We often excuse, minimize, or laugh off our unwitting sins, let alone those we don’t know about. Here, the Torah seems to make clear that part of the Jewish people’s being able to celebrate with Hashem at the Mikdash was their first wiping the slate clean on those sins that affected the Mikdash itself. Defiling that building, even if no human being knows it, still defiles the building, getting in the way of it serving its purpose of linking the Jews with their Father in Heaven.
It’s not an onerous atonement that’s necessary, but it is atonement. Because the Mikdash cannot function when it’s been defiled, regardless of whether we meant to do it or not. That’s a lesson that can be generalized to all sin, if we think about it.
Different Ways to Be Held Back
29;35 tells us that the eighth day of Sukkot should be an עצרת, a word that has some relation to being held back. Rashi offers two readings, one that it means held back from performing מלאכה, creative labor, the other being that we are held back from leaving, that offering a sacrifice to Hashem obligates us to stay overnight.

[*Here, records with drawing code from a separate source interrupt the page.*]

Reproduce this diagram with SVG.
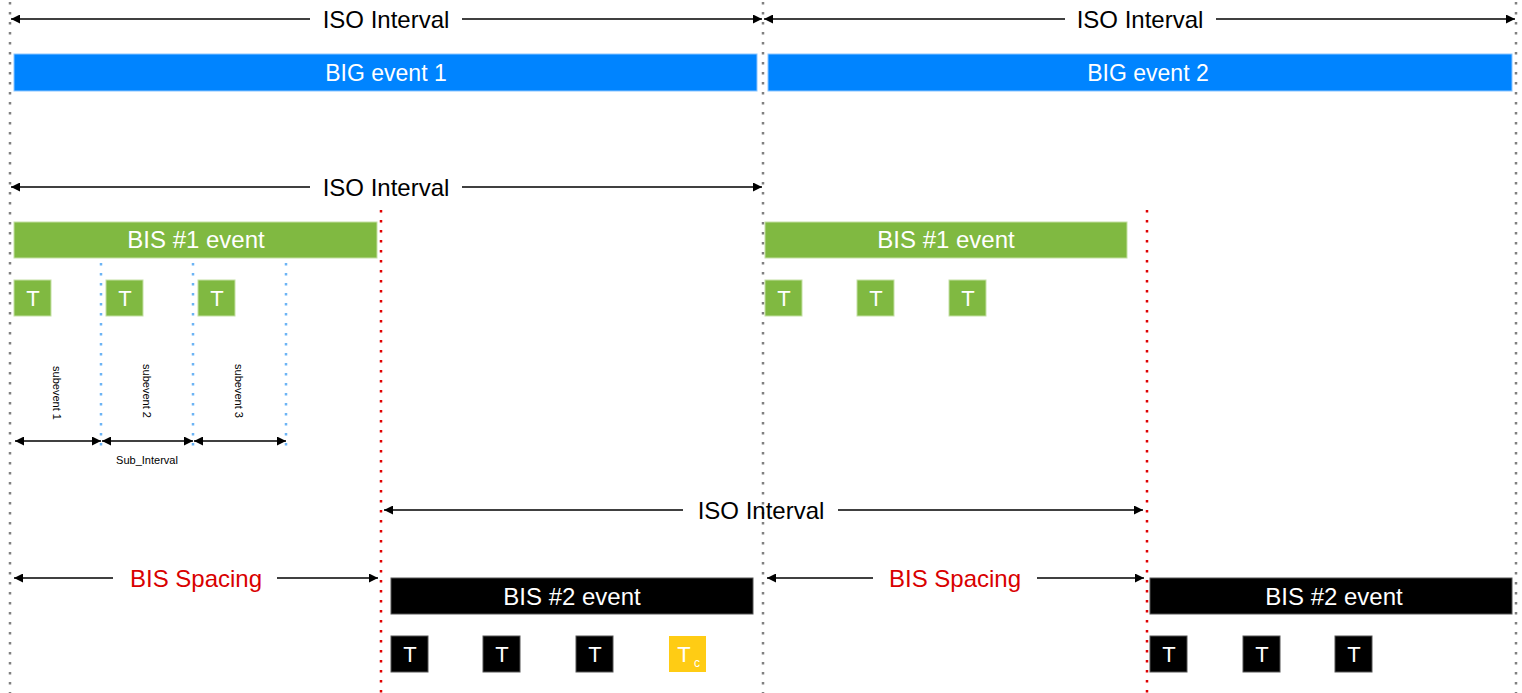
<svg xmlns="http://www.w3.org/2000/svg" width="1522" height="693" viewBox="0 0 1522 693">
<style>
text{font-family:"Liberation Sans",Arial,sans-serif}
.lbl{font-size:24px;fill:#000;text-anchor:middle}
.red{font-size:24px;fill:#d90000;text-anchor:middle}
.wt{font-size:22px;fill:#fff;text-anchor:middle}
.ev{font-size:24px;fill:#fff;text-anchor:middle}
.sm{font-size:11px;fill:#000;text-anchor:middle}
.gdot{stroke:#808080;stroke-width:2.5;stroke-dasharray:2.5 7.5;fill:none}
.rdot{stroke:#e00000;stroke-width:2.5;stroke-dasharray:2.5 7.5;fill:none}
.bdot{stroke:#6cb4f5;stroke-width:2.5;stroke-dasharray:2.5 7.5;fill:none}
.ar{stroke:#000;stroke-width:1.6;fill:none}
.big{fill:#0084ff;stroke:#8cc6ff;stroke-width:1}
.grn{fill:#80b941;stroke:#c4e0a4;stroke-width:1}
.blk{fill:#000;stroke:#555;stroke-width:1}
.yel{fill:#ffcc14}
</style>
<defs>
<marker id="ah" viewBox="0 0 10 10" refX="10" refY="5" markerWidth="11" markerHeight="9" markerUnits="userSpaceOnUse" orient="auto-start-reverse"><path d="M0,0 L10,5 L0,10 z" fill="#000"/></marker>
<marker id="ahs" viewBox="0 0 10 10" refX="10" refY="5" markerWidth="9" markerHeight="9" markerUnits="userSpaceOnUse" orient="auto-start-reverse"><path d="M0,0 L10,5 L0,10 z" fill="#000"/></marker>
</defs>
<g id="guides">
<line class="gdot" x1="10" y1="2" x2="10" y2="693"/>
<line class="gdot" x1="763" y1="2" x2="763" y2="693"/>
<line class="gdot" x1="1516" y1="2" x2="1516" y2="693"/>
<line class="rdot" x1="381" y1="210" x2="381" y2="693"/>
<line class="rdot" x1="1147" y1="210" x2="1147" y2="693"/>
<line class="bdot" x1="101" y1="263" x2="101" y2="452"/>
<line class="bdot" x1="193" y1="263" x2="193" y2="452"/>
<line class="bdot" x1="286" y1="263" x2="286" y2="452"/>
</g>
<g id="connectors">
<line class="ar" x1="310" y1="19" x2="11" y2="19" marker-end="url(#ah)"/>
<line class="ar" x1="462" y1="19" x2="762" y2="19" marker-end="url(#ah)"/>
<line class="ar" x1="1065" y1="19" x2="764" y2="19" marker-end="url(#ah)"/>
<line class="ar" x1="1216" y1="19" x2="1515" y2="19" marker-end="url(#ah)"/>
<line class="ar" x1="310" y1="187" x2="11" y2="187" marker-end="url(#ah)"/>
<line class="ar" x1="462" y1="187" x2="762" y2="187" marker-end="url(#ah)"/>
<line class="ar" x1="683" y1="510" x2="384" y2="510" marker-end="url(#ah)"/>
<line class="ar" x1="838" y1="510" x2="1143" y2="510" marker-end="url(#ah)"/>
<line class="ar" x1="113" y1="578" x2="14" y2="578" marker-end="url(#ah)"/>
<line class="ar" x1="277" y1="578" x2="378" y2="578" marker-end="url(#ah)"/>
<line class="ar" x1="873" y1="578" x2="767" y2="578" marker-end="url(#ah)"/>
<line class="ar" x1="1037" y1="578" x2="1144" y2="578" marker-end="url(#ah)"/>
<line class="ar" stroke-width="2" x1="15" y1="441" x2="101" y2="441" marker-start="url(#ahs)" marker-end="url(#ahs)"/>
<line class="ar" stroke-width="2" x1="102" y1="441" x2="193" y2="441" marker-start="url(#ahs)" marker-end="url(#ahs)"/>
<line class="ar" stroke-width="2" x1="194" y1="441" x2="286" y2="441" marker-start="url(#ahs)" marker-end="url(#ahs)"/>
</g>
<g id="labels">
<text class="lbl" x="386" y="28">ISO Interval</text>
<text class="lbl" x="1140" y="28">ISO Interval</text>
<text class="lbl" x="386" y="196">ISO Interval</text>
<text class="lbl" x="761" y="519">ISO Interval</text>
<text class="red" x="196" y="587">BIS Spacing</text>
<text class="red" x="955" y="587">BIS Spacing</text>
<text class="sm" x="147" y="464">Sub_Interval</text>
<text class="sm" transform="translate(53,393) rotate(90)">subevent 1</text>
<text class="sm" transform="translate(143,391) rotate(90)">subevent 2</text>
<text class="sm" transform="translate(235,391) rotate(90)">subevent 3</text>
</g>
<g id="big1"><rect class="big" x="14" y="54" width="743" height="37"/><text class="ev" style="font-size:23px" x="386" y="81">BIG event 1</text></g>
<g id="big2"><rect class="big" x="768" y="54" width="744" height="37"/><text class="ev" style="font-size:23px" x="1148" y="81">BIG event 2</text></g>
<g id="bis1a"><rect class="grn" x="14" y="222" width="363" height="36"/><text class="ev" x="196" y="248">BIS #1 event</text></g>
<g id="bis1b"><rect class="grn" x="765" y="222" width="362" height="36"/><text class="ev" x="946" y="248">BIS #1 event</text></g>
<g id="t1a"><rect class="grn" x="14" y="280" width="37" height="36"/><text class="wt" x="33" y="306">T</text></g>
<g id="t1b"><rect class="grn" x="106" y="280" width="37" height="36"/><text class="wt" x="125" y="306">T</text></g>
<g id="t1c"><rect class="grn" x="198" y="280" width="37" height="36"/><text class="wt" x="217" y="306">T</text></g>
<g id="t1d"><rect class="grn" x="765" y="280" width="37" height="36"/><text class="wt" x="784" y="306">T</text></g>
<g id="t1e"><rect class="grn" x="857" y="280" width="37" height="36"/><text class="wt" x="876" y="306">T</text></g>
<g id="t1f"><rect class="grn" x="949" y="280" width="37" height="36"/><text class="wt" x="968" y="306">T</text></g>
<g id="bis2a"><rect class="blk" x="391" y="578" width="362" height="36"/><text class="ev" x="572" y="605">BIS #2 event</text></g>
<g id="bis2b"><rect class="blk" x="1150" y="578" width="362" height="36"/><text class="ev" x="1334" y="605">BIS #2 event</text></g>
<g id="t2a"><rect class="blk" x="391" y="636" width="37" height="36"/><text class="wt" x="410" y="662">T</text></g>
<g id="t2b"><rect class="blk" x="483" y="636" width="37" height="36"/><text class="wt" x="502" y="662">T</text></g>
<g id="t2c"><rect class="blk" x="576" y="636" width="37" height="36"/><text class="wt" x="595" y="662">T</text></g>
<g id="tc"><rect class="yel" x="669" y="636" width="37" height="36"/><text class="wt" x="684" y="662">T</text><text x="694" y="667" style="font-size:12px;fill:#fff">c</text></g>
<g id="t2d"><rect class="blk" x="1150" y="636" width="37" height="36"/><text class="wt" x="1169" y="662">T</text></g>
<g id="t2e"><rect class="blk" x="1243" y="636" width="37" height="36"/><text class="wt" x="1262" y="662">T</text></g>
<g id="t2f"><rect class="blk" x="1335" y="636" width="37" height="36"/><text class="wt" x="1354" y="662">T</text></g>
</svg>
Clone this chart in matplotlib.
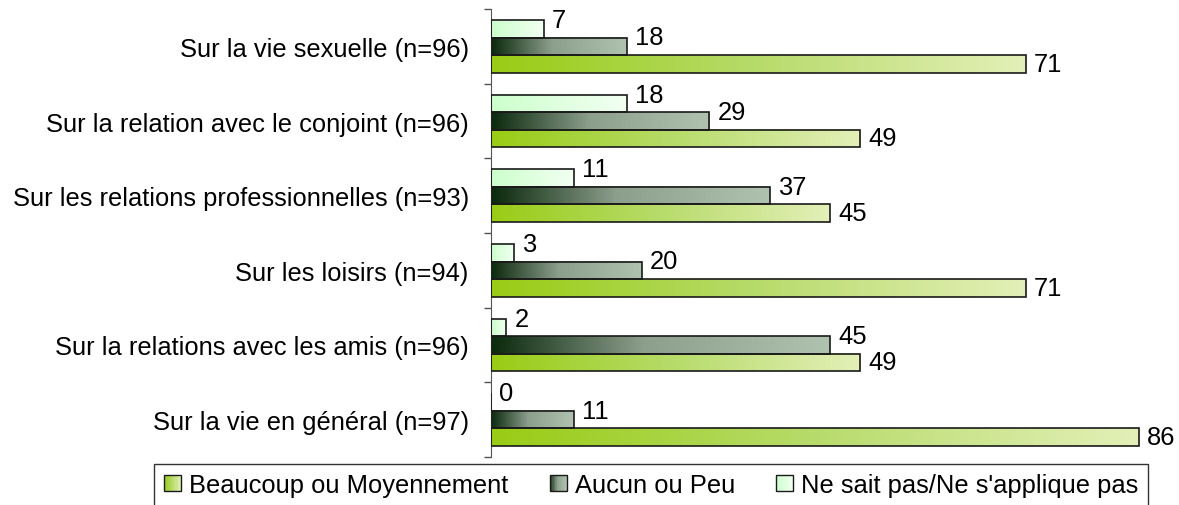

He then offers a Midrash Aggadah, that the Mussaf offerings of Sukkot were about the other nations (seventy bulls are offered over the course of the seven days of the holiday, corresponding to the seventy nations of the world), and Shmini Atseret is Hashem asking us to stay over for one private meal, the reason that only one bull and one ram is offered for that day’s Mussaf.
We can be held back with only prohibitions — don’t do work, don’t leave — or we can be held back for a positive goal, having a day alone with Hashem. In the case of Shmini Atseret, Rashi leaves room to think that it’s all of the above.